Speaker Ryan to be primaried next year

Fallout continues for Speaker Paul Ryan for his sheparding the nearly $2-trillion spending bill through Congress earlier this month.  It appears that Tea Party groups in Wisconsin, as well as several high-profile national pundits, are looking to primary Ryan for the 2016 campaign.

Washington Times:

The hunt is on to find a suitable conservative candidate who can beat Mr. Ryan, who received 94 percent of the vote in the 2014 primary in his district, which sits against the Illinois border in the southeastern part of the state.

“There are people who are seriously looking for that,” said James Murphy, founder of Green Bay Tea Party. “There is a sympathetic ear to having someone beat him.”

The Ryan campaign team in Wisconsin has shrugged off the threats, treating them as mere talk in the absence of a viable candidate to mount a challenge in the district.

However, there is precedent for a tea party challenger to topple a member of the House Republican leadership. Eric Cantor, while serving as majority leader, lost his seat in a Richmond, Virginia, suburb in a 2014 primary upset to tea-party-backed Dave Brat.

However, Mr. Ryan’s predecessor as speaker, John A. Boehner, easily defeated a tea-party-backed primary challenger the same year in Ohio. At the time, Mr. Boehner faced widespread opposition from conservatives and a revolt in the House Republican conference, which ultimately prompted him to resign in October.

Mr. Ryan, the 2012 Republican nominee for vice president, did not seek the speakership but was drafted by conservative and establishment members who saw him as a unifying figure who could mend the divide in the conference.

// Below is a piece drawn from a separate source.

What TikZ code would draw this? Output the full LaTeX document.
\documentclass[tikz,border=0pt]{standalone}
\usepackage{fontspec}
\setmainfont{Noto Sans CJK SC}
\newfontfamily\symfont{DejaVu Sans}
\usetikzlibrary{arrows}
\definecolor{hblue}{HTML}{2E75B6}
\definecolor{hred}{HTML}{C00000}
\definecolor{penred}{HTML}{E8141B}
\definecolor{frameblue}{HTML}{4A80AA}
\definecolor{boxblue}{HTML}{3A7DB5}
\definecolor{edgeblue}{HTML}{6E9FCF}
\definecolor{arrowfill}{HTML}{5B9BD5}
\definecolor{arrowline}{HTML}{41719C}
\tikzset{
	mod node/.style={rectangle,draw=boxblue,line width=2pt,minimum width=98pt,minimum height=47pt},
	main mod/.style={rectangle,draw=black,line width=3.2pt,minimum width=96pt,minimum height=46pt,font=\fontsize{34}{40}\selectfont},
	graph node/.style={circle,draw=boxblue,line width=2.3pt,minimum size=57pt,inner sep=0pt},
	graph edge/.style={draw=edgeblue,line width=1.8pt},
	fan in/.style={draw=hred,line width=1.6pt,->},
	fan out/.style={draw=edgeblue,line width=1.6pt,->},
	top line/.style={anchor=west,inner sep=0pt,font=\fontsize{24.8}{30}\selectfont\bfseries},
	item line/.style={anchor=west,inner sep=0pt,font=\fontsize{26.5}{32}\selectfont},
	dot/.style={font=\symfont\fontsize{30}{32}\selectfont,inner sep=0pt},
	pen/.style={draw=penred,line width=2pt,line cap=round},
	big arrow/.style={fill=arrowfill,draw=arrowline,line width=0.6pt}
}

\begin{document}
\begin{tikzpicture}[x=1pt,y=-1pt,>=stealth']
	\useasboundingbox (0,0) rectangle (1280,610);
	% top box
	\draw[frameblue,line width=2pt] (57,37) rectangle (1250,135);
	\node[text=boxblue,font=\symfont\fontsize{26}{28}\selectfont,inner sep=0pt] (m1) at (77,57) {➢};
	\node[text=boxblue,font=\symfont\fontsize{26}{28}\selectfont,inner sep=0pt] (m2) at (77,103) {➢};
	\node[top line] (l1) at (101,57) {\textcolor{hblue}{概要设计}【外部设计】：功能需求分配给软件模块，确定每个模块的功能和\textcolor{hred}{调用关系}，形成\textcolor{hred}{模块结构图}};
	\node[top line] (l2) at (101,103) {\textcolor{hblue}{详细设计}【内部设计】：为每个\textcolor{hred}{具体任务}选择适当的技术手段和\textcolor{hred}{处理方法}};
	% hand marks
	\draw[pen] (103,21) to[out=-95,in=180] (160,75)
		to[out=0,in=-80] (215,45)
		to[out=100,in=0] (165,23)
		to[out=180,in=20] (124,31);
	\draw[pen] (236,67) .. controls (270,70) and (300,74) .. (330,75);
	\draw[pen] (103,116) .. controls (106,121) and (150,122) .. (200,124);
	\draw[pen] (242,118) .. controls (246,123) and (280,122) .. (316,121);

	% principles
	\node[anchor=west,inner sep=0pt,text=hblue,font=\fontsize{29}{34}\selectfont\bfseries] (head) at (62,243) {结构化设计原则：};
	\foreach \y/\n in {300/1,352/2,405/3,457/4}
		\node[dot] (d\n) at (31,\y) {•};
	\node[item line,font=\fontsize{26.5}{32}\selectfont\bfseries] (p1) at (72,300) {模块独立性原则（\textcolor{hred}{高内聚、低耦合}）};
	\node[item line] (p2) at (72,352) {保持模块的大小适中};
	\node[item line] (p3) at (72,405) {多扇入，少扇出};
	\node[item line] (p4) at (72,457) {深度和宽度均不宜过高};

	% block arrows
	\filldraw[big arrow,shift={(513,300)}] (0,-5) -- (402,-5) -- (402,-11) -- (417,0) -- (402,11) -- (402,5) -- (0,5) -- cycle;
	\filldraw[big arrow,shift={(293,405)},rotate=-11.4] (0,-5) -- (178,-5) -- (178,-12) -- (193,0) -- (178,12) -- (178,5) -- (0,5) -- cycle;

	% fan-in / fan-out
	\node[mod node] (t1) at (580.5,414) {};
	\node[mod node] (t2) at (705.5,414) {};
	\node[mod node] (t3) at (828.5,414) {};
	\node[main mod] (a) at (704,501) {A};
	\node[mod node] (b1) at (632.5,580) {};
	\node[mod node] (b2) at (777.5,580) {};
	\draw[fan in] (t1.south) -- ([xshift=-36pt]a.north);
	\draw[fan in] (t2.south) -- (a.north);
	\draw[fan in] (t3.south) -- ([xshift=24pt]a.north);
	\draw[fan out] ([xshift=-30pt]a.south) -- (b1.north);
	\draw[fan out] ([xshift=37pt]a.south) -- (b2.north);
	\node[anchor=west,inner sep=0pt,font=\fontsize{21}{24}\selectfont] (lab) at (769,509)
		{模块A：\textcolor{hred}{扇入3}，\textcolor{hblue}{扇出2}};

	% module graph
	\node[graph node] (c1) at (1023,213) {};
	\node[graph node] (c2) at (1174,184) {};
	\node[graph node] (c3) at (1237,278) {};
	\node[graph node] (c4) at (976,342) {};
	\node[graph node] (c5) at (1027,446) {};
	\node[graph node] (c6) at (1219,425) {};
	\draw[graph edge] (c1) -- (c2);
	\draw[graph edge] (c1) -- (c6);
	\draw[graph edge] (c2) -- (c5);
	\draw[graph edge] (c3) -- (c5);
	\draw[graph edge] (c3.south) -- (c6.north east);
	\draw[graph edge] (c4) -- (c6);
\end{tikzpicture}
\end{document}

Still, the discontent on the home front for Mr. Ryan is part of ongoing tension between conservatives who want aggressive action to rein in Mr. Obama’s agenda and party leaders who have taken a measured approach.

Ken Crow, a tea party activist in Iowa, gave voice to the dissatisfaction in a blog post calling for a grass-roots uprising to unseat Mr. Ryan.

“If this Omnibus bill is any sort of indication of the way Speaker Ryan is going to govern, it is time to do what ‘Barney Fife’ told us to do so many years ago, ‘NIP-IT, NIP-IT’ in the bud now!” Mr. Crow wrote.

He continued: “All patriots should contact your group leaders and begin organizing nationwide to put down this RINO in order that he is not re-elected to his seat in Wisconsin. The Badger State patriots need to begin soliciting your State Senators, high-profile business leaders or the State Legislators who reside within the 1st District of Wisconsin.”

Ryan represents a district with a mix of social and fiscal conservative voters, and old-line union voters who have taken to his affable ways.  But this could spell trouble for him in 2016.  The key isn't necessarily how unpopular he is with the right.  It will ultimately come down to whether conservatives can induce a viable candidate to challenge him, and then unite behind that candidate.  This is the Dave Brat scenario, which worked when Brat upset Eric Cantor. 

The difference may be that Cantor was an arrogant SOB, while Ryan has spent years cultivating a positive image.  He has paid close attention to constituent services and is relatively popular in his district – even with the Reagan Democrats who give him a majority in his hometown of Janesville.

It's a long shot to unseat him.  But so was David Brat's chances to beat Eric Cantor.